Somehow the hard-core PSA evangelists skip right over the following verses that read:
For there is no distinction, since all have sinned and fall short of the glory of God; they are now justified by his grace as a gift, through the redemption that is in Christ Jesus, whom God put forward as a sacrifice of atonement by his blood, effective through faith. 

As I read this passage and ones similar to it later in Romans or from Galatians, I read a strong proclamation of God’s choice to eliminate sin as a determining factor in God’s relationship with humankind.

These are not words of a court of justice, but words of covenantal theology.  As one author writes,
On the cross Jesus accomplished what God has always intended the covenant to achieve.

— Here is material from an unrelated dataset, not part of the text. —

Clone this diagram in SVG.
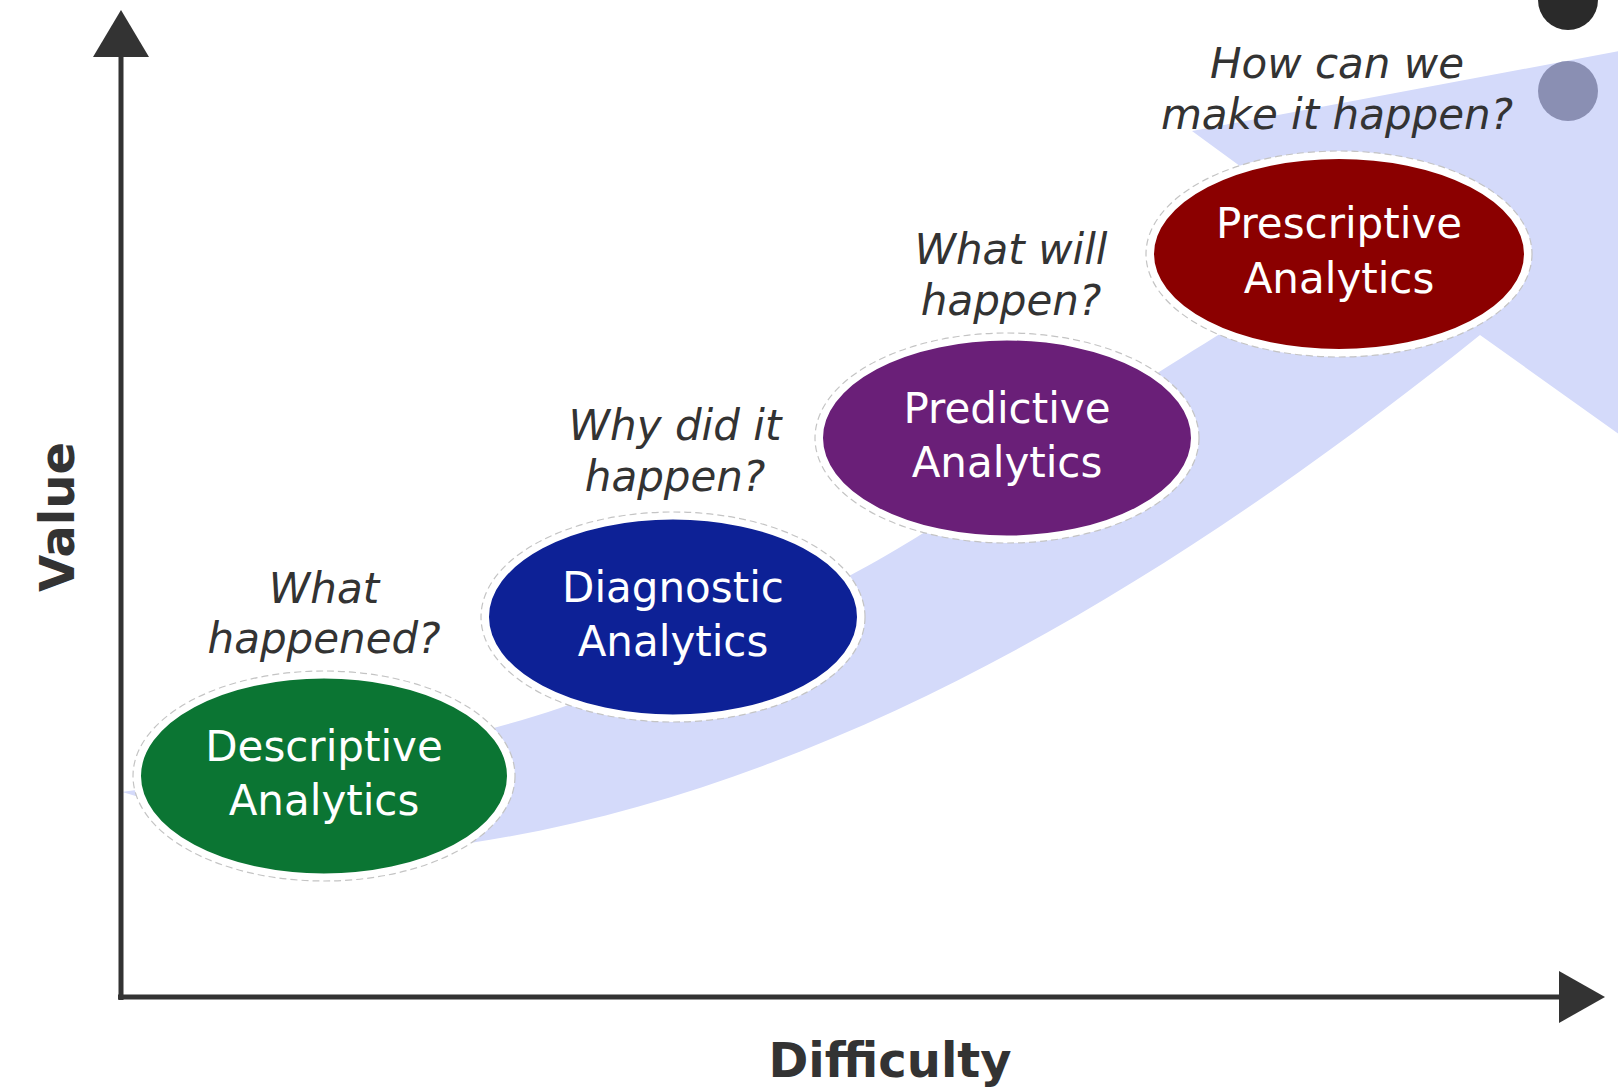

Not only does the cross rescue sinful humanity from its sin, but it also ushers in a worldwide family of forgiven sinners.  To quote Galatians 3:28
There is no longer Jew or Greek, there is no longer slave or free, there is no longer male and female; for all of you are one in Christ Jesus.

Or, the end of tonight’s passage:
Or is God the God of Jews only?  Is he not the God of Gentiles also?  Yes, of Gentiles alos, since God is one; and he will justify the circumcised on the ground of faith and the uncircumcised through that same faith.

I think it is quite possible that all this language about faith goes back to Jesus’ faithfulness and thus God’s faithfulness.

In his chapter on “atonement” Shirley Guthrie offers what I find to be helpful correctives to PSA, and these correctives will begin to shape our conversation for the rest of the semester.

In summary:
·      Jesus came to express God’s mind and will, not to somehow change it through a grand gesture of self sacrifice.
·      If there is a ransom to be paid, it is paid by God, not purchased from God.
·      If we do speak about God’s wrath, let us do so in the context of God being deeply hurt by the consequences of human brokenness.  God wants what is best for us as human beings…God wants us to achieve our highest potential as human beings bearing the image of God.  When we fall short, this grieves God and causes pain within God’s very self. 
·      If there is a sacrifice to be made on behalf of that “wrath” or “grief”, it is because we need it, not God.  God makes the sacrifice in the person of Jesus Christ because that is how God chooses to satisfy justice and to overthrow sin.

Indeed, the maker’s love for us is deep and wide, and God is willing to go to any length, even suffering death within God’s self, to achieve that which we can not achieve for ourselves.